Saturday, March 22, 2014

Glenn Grothman Adds Voting Fairness To Denial Resume

West Bend Republican state senator, caulking expert and cultural critic Glenn Grothman has convinced the Wisconsin Legislature with a straight face that a big city like Milwaukee can manage its in-person absentee voting during the same number of hours as can a smaller community.

West Bend has about 30,000 people, while Milwaukee is 20 times larger, with roughly 600,000 residents - - and Milwaukee's 15 aldermanic districts on average have more residents than does all of West Bend - - but Grothman is now the Legislature's election fairness expert and his already-approved Senate bill flew through the Assembly on a party-line vote at the end of the session and is headed to Gov. Scott Walker's desk.

The bill mandates that in-person absentee voting in all Wisconsin municipalities will be trimmed uniformly from three weeks to two weeks before election days, and will be further limited to a maximum of 45 weekday-only hours - - parent-and-worker-friendly weekend hours are now banned - - during those two weeks.

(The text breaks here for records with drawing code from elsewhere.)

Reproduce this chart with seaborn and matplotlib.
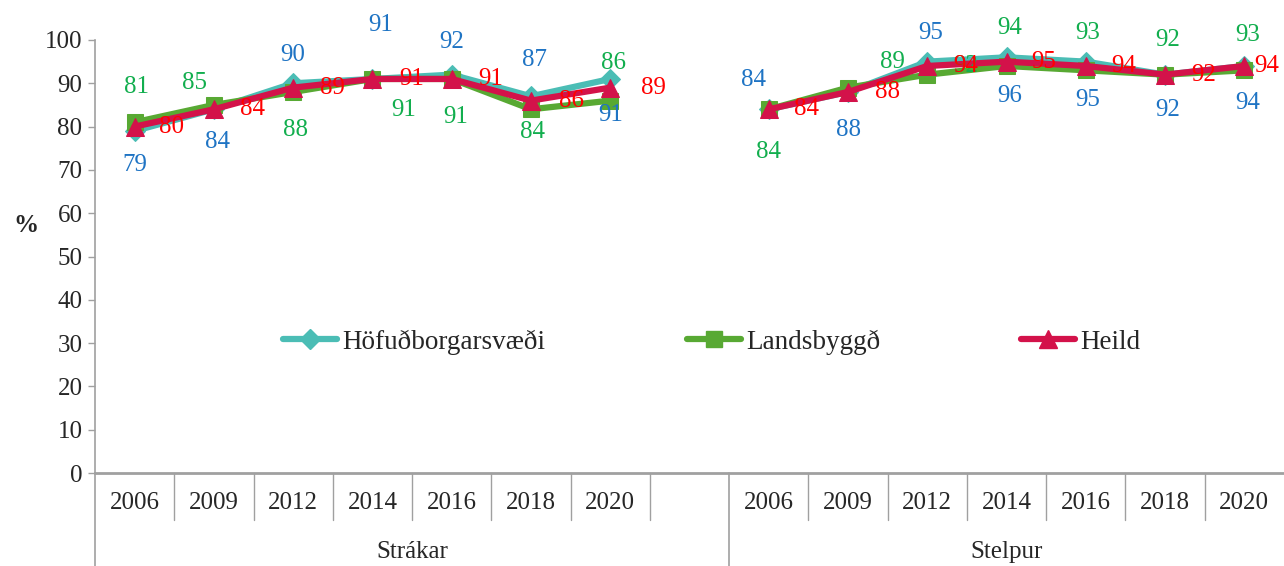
import numpy as np
import pandas as pd
import matplotlib
matplotlib.use('Agg')
import matplotlib.pyplot as plt
from matplotlib.lines import Line2D
import seaborn as sns

# ---------------- data ----------------
years = ['2006', '2009', '2012', '2014', '2016', '2018', '2020']
groups = ['Strákar', 'Stelpur']
series_names = ['Höfuðborgarsvæði', 'Landsbyggð', 'Heild']

hofud_strakar = [79, 84, 90, 91, 92, 87, 91]
hofud_stelpur = [84, 88, 95, 96, 95, 92, 94]
lands_strakar = [81, 85, 88, 91, 91, 84, 86]
lands_stelpur = [84, 89, 92, 94, 93, 92, 93]
heild_strakar = [80, 84, 89, 91, 91, 86, 89]
heild_stelpur = [84, 88, 94, 95, 94, 92, 94]

values = {
    'Höfuðborgarsvæði': [hofud_strakar, hofud_stelpur],
    'Landsbyggð': [lands_strakar, lands_stelpur],
    'Heild': [heild_strakar, heild_stelpur],
}

# ---------------- style ----------------
line_colors = {'Höfuðborgarsvæði': '#4BBDB5', 'Landsbyggð': '#58A933', 'Heild': '#D3124A'}
label_colors = {'Höfuðborgarsvæði': '#1F74C4', 'Landsbyggð': '#12AE4E', 'Heild': '#FF0000'}
markers = {'Höfuðborgarsvæði': 'D', 'Landsbyggð': 's', 'Heild': '^'}
msizes = {'Höfuðborgarsvæði': 10, 'Landsbyggð': 12, 'Heild': 13}
# label offsets in pixels (dx, dy with dy downward), per series and group
label_offsets = {
    'Höfuðborgarsvæði': [
        [(0, 34), (4, 33), (0, -28), (8, -54), (0, -33), (4, -36), (0, 36)],
        [(-15, -29), (0, 38), (3, -29), (3, 39), (2, 38), (3, 35), (3, 37)],
    ],
    'Landsbyggð': [
        [(2, -35), (-19, -22), (2, 38), (31, 31), (4, 38), (2, 23), (3, -38)],
        [(0, 43), (44, -26), (38, -9), (3, -38), (2, -37), (3, -35), (3, -35)],
    ],
    'Heild': [
        [(37, 0), (39, 0), (39, 0), (39, 0), (39, 0), (41, 0), (43, 0)],
        [(38, 0), (39, 0), (38, 0), (37, 0), (38, 0), (39, 0), (22, 0)],
    ],
}

FS = 18
gray = '#A0A0A0'
serif = ['Liberation Serif', 'DejaVu Serif']

sns.set_theme(style='white')
plt.rcParams['font.family'] = serif

# build tidy frame
rows = []
for s in series_names:
    for gi, g in enumerate(groups):
        for yi, y in enumerate(years):
            rows.append({'series': s, 'group': g, 'year': y,
                         'pos': yi + gi * 8, 'value': values[s][gi][yi]})
df = pd.DataFrame(rows)

fig = plt.figure(figsize=(12.84, 5.66), dpi=100)
ax = fig.add_axes([95 / 1284, 1 - 473 / 566, 1 - 95 / 1284, (473 - 40) / 566])

for s in series_names:
    sub = df[df['series'] == s]
    sns.lineplot(data=sub, x='pos', y='value', units='group', estimator=None,
                 color=line_colors[s], marker=markers[s], markersize=msizes[s],
                 markeredgecolor=line_colors[s], linewidth=4.5, ax=ax,
                 legend=False, zorder=3)

# data labels
for s in series_names:
    sub = df[df['series'] == s]
    for gi, g in enumerate(groups):
        gsub = sub[sub['group'] == g]
        for k, (_, r) in enumerate(gsub.iterrows()):
            dx, dy = label_offsets[s][gi][k]
            ax.annotate(str(r['value']), (r['pos'], r['value']),
                        xytext=(dx, -dy), textcoords='offset pixels',
                        ha='center', va='center', fontsize=FS,
                        color=label_colors[s], zorder=5, annotation_clip=False)

ax.set_xlim(-0.5, 14.5)
ax.set_ylim(0, 100)
ax.set_yticks(range(0, 101, 10))
ax.tick_params(axis='y', which='both', left=True, length=5, width=1, color=gray,
               labelsize=FS, pad=4, direction='out')
positions = list(range(7)) + list(range(8, 15))
ax.set_xticks(positions)
ax.set_xticklabels(years + years)
ax.tick_params(axis='x', length=0, labelsize=FS, pad=14)

for side in ['top', 'right']:
    ax.spines[side].set_visible(False)
ax.spines['left'].set_color(gray)
ax.spines['bottom'].set_color(gray)
ax.spines['left'].set_linewidth(1.2)
ax.spines['bottom'].set_linewidth(2)
ax.set_xlabel('')
ax.set_ylabel('%', rotation=0, fontsize=FS, fontweight='bold')
ax.yaxis.set_label_coords(-0.058, 0.545)

# category separators
trans = ax.get_xaxis_transform()
short_y = -47 / 433
long_y = -93 / 433
for b in [0.5, 1.5, 2.5, 3.5, 4.5, 5.5, 6.5, 8.5, 9.5, 10.5, 11.5, 12.5, 13.5]:
    ax.plot([b, b], [0, short_y], transform=trans, color=gray, lw=1, clip_on=False)
for b in [-0.5, 7.5]:
    ax.plot([b, b], [0, long_y], transform=trans, color=gray, lw=1.2, clip_on=False)
for gi, g in enumerate(groups):
    ax.text(3.5 if gi == 0 else 11, -79 / 433, g, transform=trans,
            ha='center', va='center', fontsize=FS)

# legend
handles = [Line2D([], [], color=line_colors[s], marker=markers[s], markersize=msizes[s],
                  markeredgecolor=line_colors[s], linewidth=4.5) for s in series_names]
ax.legend(handles, series_names, loc='center', ncol=3, frameon=False,
          bbox_to_anchor=(712 / 1284, 1 - 342 / 566), bbox_transform=fig.transFigure,
          fontsize=19.5, handlelength=2.0, handletextpad=0.2, columnspacing=5.2)

fig.savefig('out.png', dpi=100, facecolor='white')
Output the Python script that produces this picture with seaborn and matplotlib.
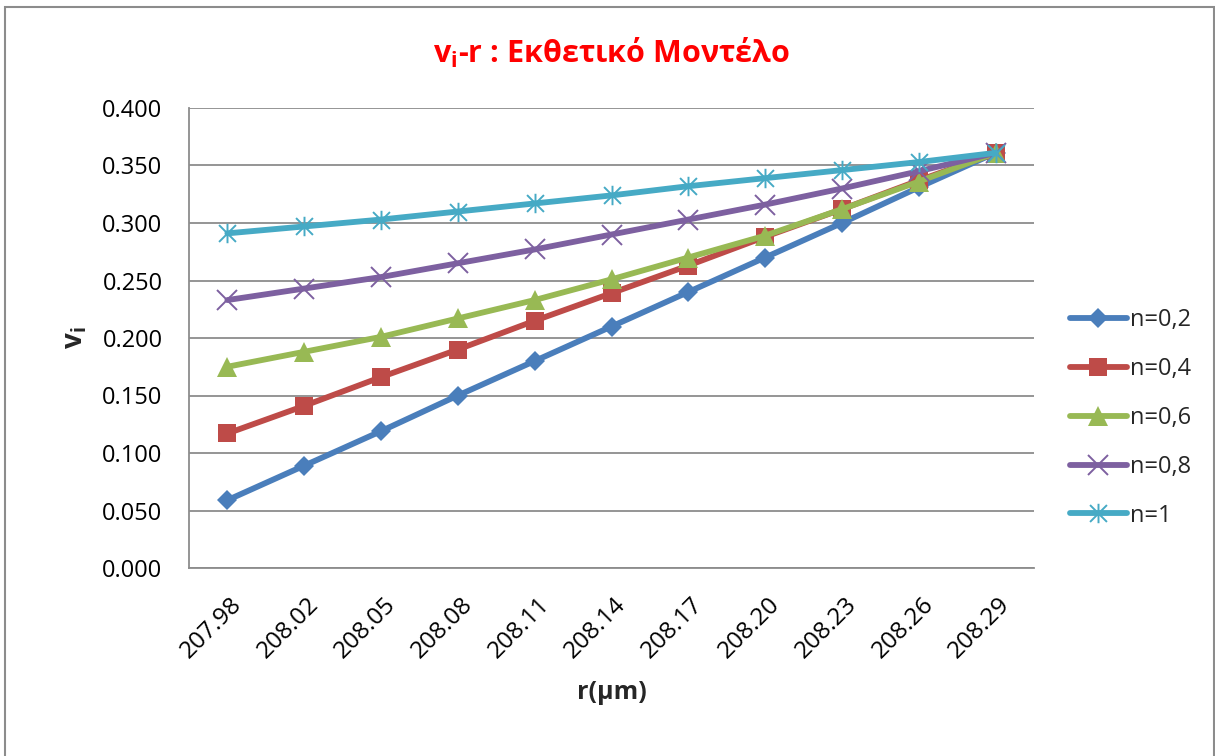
import numpy as np
import pandas as pd
import matplotlib
matplotlib.use('Agg')
import matplotlib.pyplot as plt
import matplotlib.transforms as mtransforms
from matplotlib.path import Path
from matplotlib.patches import Rectangle
import seaborn as sns

# Datos
r_labels = ['207.98', '208.02', '208.05', '208.08', '208.11', '208.14',
            '208.17', '208.20', '208.23', '208.26', '208.29']
n_02 = [0.059, 0.089, 0.119, 0.150, 0.180, 0.210, 0.240, 0.270, 0.300, 0.331, 0.361]
n_04 = [0.117, 0.141, 0.166, 0.190, 0.215, 0.239, 0.263, 0.288, 0.312, 0.337, 0.361]
n_06 = [0.175, 0.188, 0.201, 0.217, 0.233, 0.251, 0.270, 0.289, 0.312, 0.336, 0.361]
n_08 = [0.233, 0.243, 0.253, 0.265, 0.277, 0.290, 0.303, 0.316, 0.330, 0.345, 0.361]
n_10 = [0.291, 0.297, 0.303, 0.310, 0.317, 0.324, 0.332, 0.339, 0.346, 0.353, 0.361]
series_names = ['n=0,2', 'n=0,4', 'n=0,6', 'n=0,8', 'n=1']

sns.set_style('white')
plt.rcParams['font.family'] = ['Open Sans', 'DejaVu Sans']
plt.rcParams['mathtext.fontset'] = 'custom'
plt.rcParams['mathtext.rm'] = 'Open Sans'
plt.rcParams['mathtext.bf'] = 'Open Sans:bold'

# marcador asterisco estilo Excel (x + línea vertical)
star = Path([(-1, -1), (1, 1), (-1, 1), (1, -1), (0, -1.15), (0, 1.15)],
            [Path.MOVETO, Path.LINETO, Path.MOVETO, Path.LINETO, Path.MOVETO, Path.LINETO])

colors = ['#4A7EBB', '#BE4B48', '#98B954', '#7D60A0', '#46AAC5']
markers = ['D', 's', '^', 'x', star]
msizes = [10, 13.5, 14, 14, 14]
mews = [0, 0, 0, 1.4, 1.4]

fig = plt.figure(figsize=(12.15, 7.56), dpi=100)
ax = fig.add_axes([189 / 1215, 1 - 568 / 756, 845 / 1215, 460 / 756])

for vals, name, c, m, ms, mew in zip([n_02, n_04, n_06, n_08, n_10], series_names,
                                     colors, markers, msizes, mews):
    sns.lineplot(x=r_labels, y=vals, color=c, marker=m, markersize=ms,
                 markeredgewidth=mew, markeredgecolor=c, markerfacecolor=c,
                 linewidth=4.2, label=name, ax=ax, sort=False)

ax.set_xlim(-0.5, 10.5)
ax.set_ylim(0, 0.4)
ax.set_yticks(np.arange(0, 0.401, 0.05))
ax.yaxis.set_major_formatter(matplotlib.ticker.FormatStrFormatter('%.3f'))
ax.yaxis.grid(True, color='#8c8c8c', linewidth=1.3)
ax.set_axisbelow(True)
for s in ['top', 'right']:
    ax.spines[s].set_visible(False)
for s in ['left', 'bottom']:
    ax.spines[s].set_color('#8c8c8c')
    ax.spines[s].set_linewidth(1.3)
ax.tick_params(axis='both', length=0, labelsize=17, colors='black')
ax.tick_params(axis='y', pad=19)
ax.tick_params(axis='x', pad=24, labelsize=17.5)
offset = mtransforms.ScaledTranslation(8 / 72, 0, fig.dpi_scale_trans)
for lab in ax.get_xticklabels():
    lab.set_rotation(45)
    lab.set_ha('right')
    lab.set_va('center')
    lab.set_rotation_mode('anchor')
    lab.set_transform(lab.get_transform() + offset)

ax.set_xlabel('r(μm)', fontsize=18, fontweight='bold')
ax.xaxis.set_label_coords(0.5, -0.243)
ax.set_ylabel(r'$\mathbf{v_i}$', fontsize=20, fontweight='bold')
ax.yaxis.set_label_coords(-0.118, 0.5)

fig.text(611 / 1215, 1 - 53 / 756, r'$\mathbf{v_i}$-r : Εκθετικό Μοντέλο',
         color='red', fontsize=22, fontweight='bold', ha='center', va='center')

leg = ax.legend(loc='center left', bbox_to_anchor=(1070 / 1215, 1 - 418 / 756),
                bbox_transform=fig.transFigure, frameon=False, fontsize=17,
                handlelength=2.4, handletextpad=0.12, labelspacing=1.05,
                borderaxespad=0, borderpad=0)
for h in leg.get_lines():
    h.set_solid_capstyle('round')

fig.patches.append(Rectangle((5 / 1215, -0.01), 1209 / 1215, 1.01 - 7 / 756,
                             transform=fig.transFigure, fill=False,
                             edgecolor='#8c8c8c', linewidth=1.5))

plt.savefig('out.png', dpi=100)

All municipalities, regardless of size, will be allowed to offer early in-person absentee voting at a single location only - - so the time frames for in-person absentee voting have been compressed but the current limitation on voting sites is not expanded - - therefore where do you think the longer lines and greater inconvenience will be?

West Bend, or Milwaukee?

And why?

These restrictions and the barriers to voting inherent in the Wisconsin GOP's high-priority and partisan Voter ID law should be investigated by federal voting rights officials, I have argued.





2 comments:

Anonymous said...

A federal Dept. of Justice Investigation is long overdue going all the way back to Walker's actions in Milwaukee and the Supreme Court fiasco with Gabelman and Prosser.

MAL said...

Yes.

http://www.justice.gov/crt/about/vot/vra06.php

Section 3 "(A) the Attorney General has received written meritorious complaints from residents, elected officials, or civic participation organizations that efforts to deny or abridge the right to vote under the color of law on account of race or color"

That the GOP is preventing others, along for the ride to obstruction, does not disconfirm what this attack on voting does to the African-American and Latino communities in Milwaukee and other urban areas.